ISSUE DESCRIPTION
=================
Memory management for PV guests builds on page ownership and page
attributes. A domain can always map, at least r/o, pages of which it
is the owner. Certain fields in the control structure of a page are
used for different purposes in the main PV memory management code and
in code handling shadow paging.
When a guest is running in shadow mode (which for PV guests is necessary
e.g. for live migration), certain auxiliary pages used by Xen internally
had their owner set to the guest itself. When the PV guest maps such a
page, shadow code and PV memory management code will disagree on the
meaning of said multi-purpose fields, generally leading to a crash of
the hypervisor.
IMPACT
======
A malicious or buggy PV guest may cause a hypervisor crash, resulting in
a Denial of Service (DoS) affecting the entire host, or cause hypervisor
memory corruption. We cannot rule out a guest being able to escalate
its privilege.
VULNERABLE SYSTEMS
==================
All versions of Xen are vulnerable.
Only x86 systems are affected. ARM systems are not vulnerable.
x86 HVM guests cannot exploit this vulnerability.
Only x86 PV guests can exploit this vulnerability, and only when being
run in shadow mode. PV guests are typically run in shadow mode for live
migration, as well as for features like VM snapshot.

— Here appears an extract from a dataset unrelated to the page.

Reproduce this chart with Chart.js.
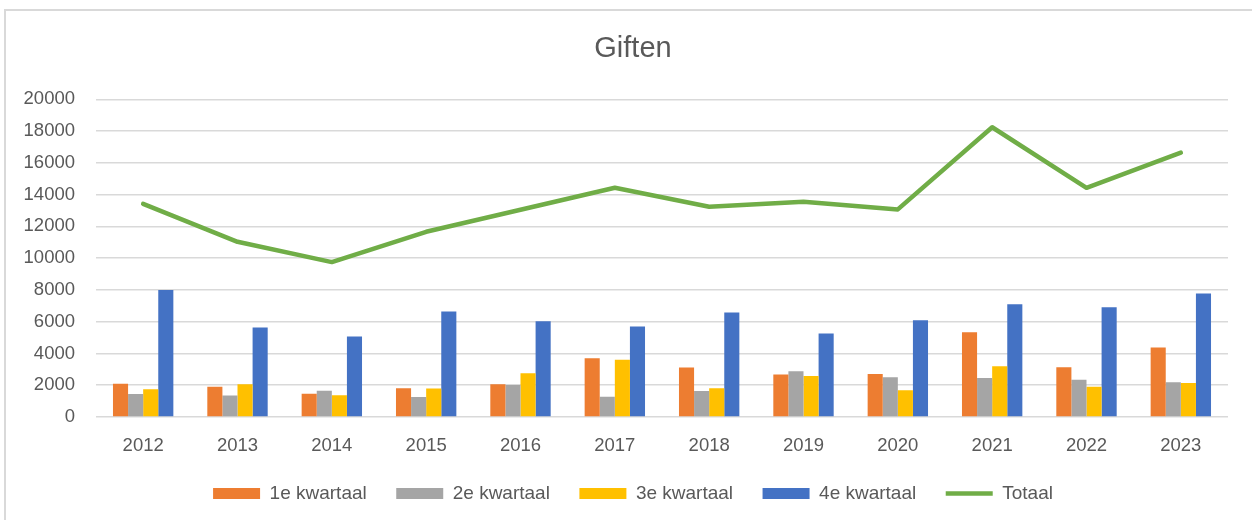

Note that save / restore does *not* use shadow mode, and so does not
expose this vulnerability. Some downstreams also include a "non-live
migration" feature, which also does not use shadow mode (and thus does
not expose this vulnerability).
MITIGATION
==========
Running only HVM guests avoids the vulnerability.
Avoiding live migration of x86 PV guests also avoids the vulnerability.